Trading opportunities on currency pair: the Bank of Canada has reassessed its GDP forecast for Q2 and Q3 upwards. Since 17th March, the price of oil has gone up by 21% to 63.54. It’s highly likely that the rate will drop to 0.9460 and renew its reduction to 0.9018 due to the growth in the price of oil.
The NZD/CAD rate has dropped whilst the Canadian has been being supported by the growth in the oil price. Since 17th March, the price of oil has gone up by 21% to 63.54. The determining characteristic for the growth in oil prices is the reduction in operating shale and oil rigs in the US.
According to data from Baker Hughes, the number of rigs in the country lessened by 34, or 3.44%, on the week ending 17th April. The number now stands at 954. This is 877 less than in April 2014.
So what are the perspectives for the pair? On Friday the NZD/CAD broke from the trend line. I’m inclined to reckon the rate will go up to 0.9460 and renew a reduction to 0.9018 due to the growth in the price of oil. Brent oil at the current price model has gained traction and the potential to grow to 72.65 by the middle of May.

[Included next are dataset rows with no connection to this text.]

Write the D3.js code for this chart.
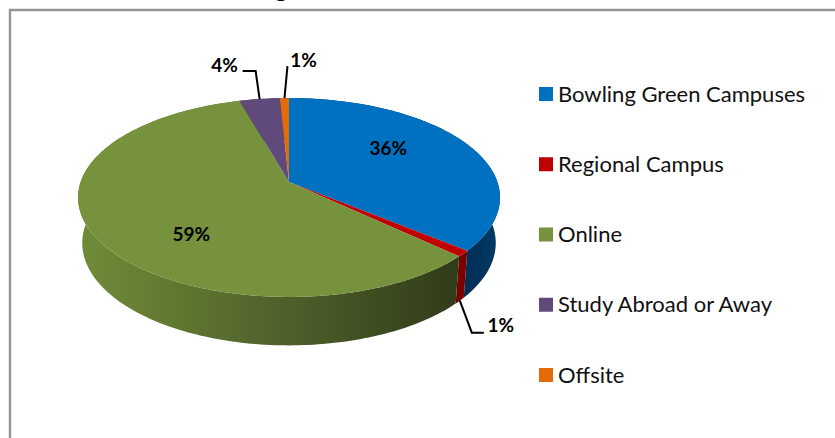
<!DOCTYPE html>
<html>
<head>
<meta charset="utf-8">
<script src="https://cdn.jsdelivr.net/npm/d3@7"></script>
<style>
  html, body { margin: 0; padding: 0; background: #fff; overflow: hidden; }
  text { font-family: Lato, "Open Sans", sans-serif; }
</style>
</head>
<body>
<div id="myChart"></div>
<script>
// Chart data
let categories = ["Bowling Green Campuses", "Regional Campus", "Online", "Study Abroad or Away", "Offsite"];
let shares = [36, 1, 58.6, 3.6, 0.8];

let topColors = ["#0070C0", "#C00000", "#76923C", "#604A7B", "#E36C09"];
// wall shading, left to right
let wallColors = [
  ["#002f55", "#00325a", "#003c69"],
  ["#6a0000", "#7a0000", "#7a0000"],
  ["#708c38", "#4d5f2a", "#2f3a17"],
  ["#3d2f50", "#3d2f50", "#3d2f50"],
  ["#8f4406", "#8f4406", "#8f4406"],
];

let width = 835,
  height = 438;

let svg = d3
  .select("#myChart")
  .append("svg")
  .attr("width", width)
  .attr("height", height);

// Pie geometry: a tilted disc seen in perspective
let apex = { x: 289, y: 182 },
  radiusX = 208.4,
  radiusY = 97,
  perspective = 0.156,
  wallDrop = 45,
  wallStretch = 1.03,
  wallShrink = 0.98;

// Disc point at angle a (clockwise from 12 o'clock) and fraction r of the radius
function project(a, r = 1) {
  let forward = -Math.cos(a) * r;
  let w = 1 - perspective * forward;
  return {
    x: apex.x + (radiusX * Math.sin(a) * r) / w,
    y: apex.y + (radiusY * forward) / w,
  };
}

// Same point dropped to the bottom edge of the wall
function projectBottom(a) {
  let p = project(a);
  return {
    x: apex.x + (p.x - apex.x) * wallShrink,
    y: apex.y + wallDrop + (p.y - apex.y) * wallStretch,
  };
}

let pie = d3.pie().sort(null).value((d) => d.value);
let arcs = pie(categories.map((name, i) => ({ name: name, value: shares[i] })));

function rimAngles(d) {
  let steps = Math.max(4, Math.ceil((d.endAngle - d.startAngle) / 0.02));
  return d3.range(steps + 1).map((i) => d.startAngle + ((d.endAngle - d.startAngle) * i) / steps);
}

let line = d3.line().x((p) => p.x).y((p) => p.y);

// Horizontal shading for the walls
let defs = svg.append("defs");
let wallX = d3.scaleLinear().domain([0, 1]).range([80, 500]);
wallColors.forEach((stops, i) => {
  let gradient = defs
    .append("linearGradient")
    .attr("id", `wall${i}`)
    .attr("gradientUnits", "userSpaceOnUse")
    .attr("x1", wallX(0))
    .attr("x2", wallX(1))
    .attr("y1", 0)
    .attr("y2", 0);
  let offsets = i === 0 ? [0.9, 0.95, 1] : [0, 0.5, 0.92];
  stops.forEach((c, j) => {
    gradient.append("stop").attr("offset", offsets[j]).attr("stop-color", c);
  });
});

// Frame, only the top and left edges are in the picture
svg
  .append("path")
  .attr("d", `M835,10H10V${height}`)
  .attr("fill", "none")
  .attr("stroke", "#959595")
  .attr("stroke-width", 2.4);

// Title is cut off by the top of the picture, only this descender shows
svg
  .append("text")
  .attr("x", 281)
  .attr("y", -3)
  .attr("text-anchor", "middle")
  .style("font-size", "24px")
  .style("font-weight", "bold")
  .text("g");

// Walls first, the top face hides the back of them
svg
  .selectAll(".wall")
  .data(arcs)
  .enter()
  .append("path")
  .attr("class", "wall")
  .attr("d", (d) => {
    let angles = rimAngles(d);
    let pts = angles.map((a) => project(a)).concat(angles.slice().reverse().map(projectBottom));
    return line(pts) + "Z";
  })
  .attr("fill", (d, i) => `url(#wall${i})`);

// Top face
svg
  .selectAll(".slice")
  .data(arcs)
  .enter()
  .append("path")
  .attr("class", "slice")
  .attr("d", (d) => line([apex].concat(rimAngles(d).map((a) => project(a)))) + "Z")
  .attr("fill", (d, i) => topColors[i]);

let percent = d3.format(".0%");
let total = d3.sum(shares);
let mid = (d) => (d.startAngle + d.endAngle) / 2;

// Data labels: where each one sits relative to its slice
let labelSetup = [
  { r: 0.5, dx: 8, dy: -14 },
  { from: "bottom", elbow: [12, 32], end: [24, 32], text: [41, 25] },
  { r: 0.5, dx: -5, dy: 26 },
  { from: "top", elbow: [-4, -28], end: [-17, -28], text: [-35, -34] },
  { from: "top", elbow: [3, -32], text: [19, -38] },
];

arcs.forEach((d, i) => {
  let s = labelSetup[i];
  let tx, ty;
  if (s.from) {
    let p = s.from === "top" ? project(mid(d)) : projectBottom(mid(d));
    let pts = [p, { x: p.x + s.elbow[0], y: p.y + s.elbow[1] }];
    if (s.end) pts.push({ x: p.x + s.end[0], y: p.y + s.end[1] });
    svg
      .append("path")
      .attr("d", line(pts))
      .attr("fill", "none")
      .attr("stroke", "#000")
      .attr("stroke-width", 2);
    tx = p.x + s.text[0];
    ty = p.y + s.text[1];
  } else {
    let p = project(mid(d), s.r);
    tx = p.x + s.dx;
    ty = p.y + s.dy;
  }
  svg
    .append("text")
    .attr("x", tx)
    .attr("y", ty)
    .attr("dy", "0.35em")
    .attr("text-anchor", "middle")
    .style("font-size", "19px")
    .style("font-weight", "bold")
    .text(percent(d.value / total));
});

// Legend
let legendY = d3.scalePoint().domain(categories).range([94, 375]);

let legend = svg
  .selectAll(".legend")
  .data(categories)
  .enter()
  .append("g")
  .attr("class", "legend")
  .attr("transform", (d) => `translate(539,${legendY(d)})`);

legend
  .append("rect")
  .attr("x", 0)
  .attr("y", -7)
  .attr("width", 14)
  .attr("height", 14)
  .attr("fill", (d, i) => topColors[i]);

legend
  .append("text")
  .attr("x", 19)
  .attr("y", 0)
  .attr("dy", "0.35em")
  .attr("fill", "#111")
  .style("font-size", "22px")
  .text((d) => d);
</script>
</body>
</html>
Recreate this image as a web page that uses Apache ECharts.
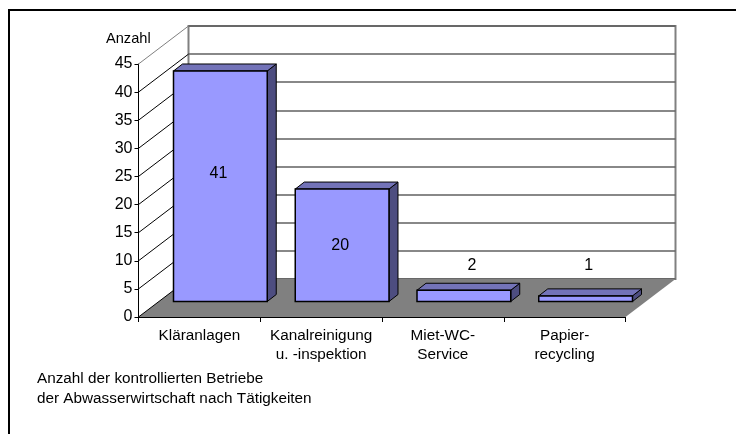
<!DOCTYPE html>
<html>
<head>
<meta charset="utf-8">
<style>html,body{margin:0;padding:0;background:#fff}#main{width:736px;height:434px}</style>
<script src="https://cdn.jsdelivr.net/npm/echarts@6/dist/echarts.min.js"></script>
</head>
<body>
<div id="main"></div>
<script>
var categories = ['Kläranlagen', 'Kanalreinigung\nu. -inspektion', 'Miet-WC-\nService', 'Papier-\nrecycling'];
var values = [41, 20, 2, 1];
var ticks = [0, 5, 10, 15, 20, 25, 30, 35, 40, 45];

var FONT = '"Liberation Sans", Arial, sans-serif';
// pseudo 3d offsets, pixels
var wallDx = 50, wallDy = -38;
var barDx = 21, barDy = -15.5;
var sideDx = 9, sideDy = -7;
var barShare = 0.77;
// data label placement, relative to the middle of the bar face (the small ones sit above the bar)
var labelNudge = [[-2, -13], [-2, 0], [8, -36], [3, -36]];

var chart = echarts.init(document.getElementById('main'), null, {renderer: 'canvas'});

function poly(points, fill, stroke, lw) {
    return {type: 'polygon', shape: {points: points}, style: {fill: fill, stroke: stroke || null, lineWidth: lw || 0}};
}

var option = {
    animation: false,
    backgroundColor: '#fff',
    textStyle: {fontFamily: FONT},
    graphic: [
        // the frame is cut off by the picture on the right and at the bottom
        {type: 'line', shape: {x1: 8, y1: 10, x2: 736, y2: 10}, style: {stroke: '#000', lineWidth: 2}},
        {type: 'line', shape: {x1: 9, y1: 9, x2: 9, y2: 434}, style: {stroke: '#000', lineWidth: 2}},
        {type: 'text', left: 106, top: 31, style: {text: 'Anzahl', fontFamily: FONT, fontSize: 14.6, fill: '#000'}},
        {type: 'text', left: 37, top: 369, style: {text: 'Anzahl der kontrollierten Betriebe\nder Abwasserwirtschaft nach Tätigkeiten', fontFamily: FONT, fontSize: 15.3, lineHeight: 20, fill: '#000'}}
    ],
    grid: [
        {left: 138.5, top: 64, width: 487, height: 253},
        {left: 188.5, top: 26, width: 487, height: 253, show: true, borderColor: '#808080', borderWidth: 2, backgroundColor: 'transparent'}
    ],
    xAxis: [
        {
            type: 'category', data: categories, gridIndex: 0,
            axisLine: {lineStyle: {color: '#000'}},
            axisTick: {show: true, alignWithLabel: false, length: 5, lineStyle: {color: '#000'}},
            axisLabel: {color: '#000', fontSize: 15.3, lineHeight: 19, margin: 9, interval: 0, fontFamily: FONT},
            splitLine: {show: false}
        },
        {type: 'category', data: categories, gridIndex: 1, show: false}
    ],
    yAxis: [
        {
            type: 'value', min: 0, max: 45, interval: 5, gridIndex: 0,
            axisLine: {show: true, lineStyle: {color: '#000'}},
            axisTick: {show: true, length: 4, lineStyle: {color: '#000'}},
            axisLabel: {color: '#000', fontSize: 16, margin: 6, fontFamily: FONT, padding: [2, 0, 0, 0]},
            splitLine: {show: false}
        },
        {
            type: 'value', min: 0, max: 45, interval: 5, gridIndex: 1,
            axisLine: {show: false}, axisTick: {show: false}, axisLabel: {show: false},
            splitLine: {show: true, lineStyle: {color: '#606060', width: 1.5}}
        }
    ],
    series: [
        {
            // back wall gridlines only come from the second grid, this one is a carrier
            type: 'line', xAxisIndex: 1, yAxisIndex: 1, data: [], silent: true
        },
        {
            // floor
            type: 'custom', xAxisIndex: 0, yAxisIndex: 0, z: 1, silent: true,
            data: [0],
            renderItem: function (params, api) {
                var a = api.coord([0, 0]);
                var size = api.size([1, 0]);
                var x0 = a[0] - size[0] / 2, y0 = a[1], x1 = x0 + categories.length * size[0];
                return poly([[x0, y0], [x1, y0], [x1 + wallDx, y0 + wallDy], [x0 + wallDx, y0 + wallDy]], '#808080');
            }
        },
        {
            // side wall lines
            type: 'custom', xAxisIndex: 0, yAxisIndex: 0, z: 2, silent: true,
            data: ticks,
            renderItem: function (params, api) {
                var y = api.coord([0, api.value(0)])[1];
                var x0 = api.coord([0, 0])[0] - api.size([1, 0])[0] / 2;
                var last = api.value(0) === 45;
                return {
                    type: 'line',
                    shape: {x1: x0, y1: y, x2: x0 + wallDx, y2: y + wallDy},
                    style: {stroke: last ? '#808080' : '#000', lineWidth: 1}
                };
            },
            encode: {y: 0}
        },
        {
            // bars
            type: 'custom', xAxisIndex: 0, yAxisIndex: 0, z: 3, silent: true,
            data: values.map(function (v, i) { return [i, v]; }),
            encode: {x: 0, y: 1},
            renderItem: function (params, api) {
                var i = api.value(0), v = api.value(1);
                var base = api.coord([i, 0]), top = api.coord([i, v]);
                var w = api.size([1, 0])[0] * barShare;
                var x0 = base[0] - w / 2 + barDx, x1 = x0 + w;
                var yb = base[1] + barDy, yt = top[1] + barDy;
                var sx = sideDx, sy = sideDy;
                var nudge = labelNudge[i];
                var labelY = (v > 10 ? (yb + yt) / 2 : yb) + nudge[1];
                return {
                    type: 'group',
                    children: [
                        poly([[x1, yb], [x1 + sx, yb + sy], [x1 + sx, yt + sy], [x1, yt]], '#4d4d80', '#000', 1),
                        poly([[x0, yt], [x1, yt], [x1 + sx, yt + sy], [x0 + sx, yt + sy]], '#7373b8', '#000', 1),
                        {type: 'rect', shape: {x: x0, y: yt, width: w, height: yb - yt}, style: {fill: '#9999ff', stroke: '#000', lineWidth: 1.5}},
                        {type: 'text', style: {text: String(v), x: (x0 + x1) / 2 + nudge[0], y: labelY, align: 'center', verticalAlign: 'middle', fontFamily: FONT, fontSize: 16, fill: '#000'}}
                    ]
                };
            }
        }
    ]
};
chart.setOption(option);
</script>
</body>
</html>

The Bank of Canada has reassessed its GDP forecasts. The Central Bank reckons that economic growth will start to gather pace after the second quarter. It put up its forecast for Q2 from 1.5% to 1.8% and from 2.0% to 2.8% in Q3. If Canadian stats don’t disappoint investors, the Canadian will feel better than the New Zealander.
Whilst the price is above the trend line, inside the day it’s possible to work against the Canadian dollar. If the pair grows to above 0.9480 it’s be better to stave off selling. The basic idea is a reduction of the pair to 0.9018. Here I’m considering a W-form model on the weekly graph.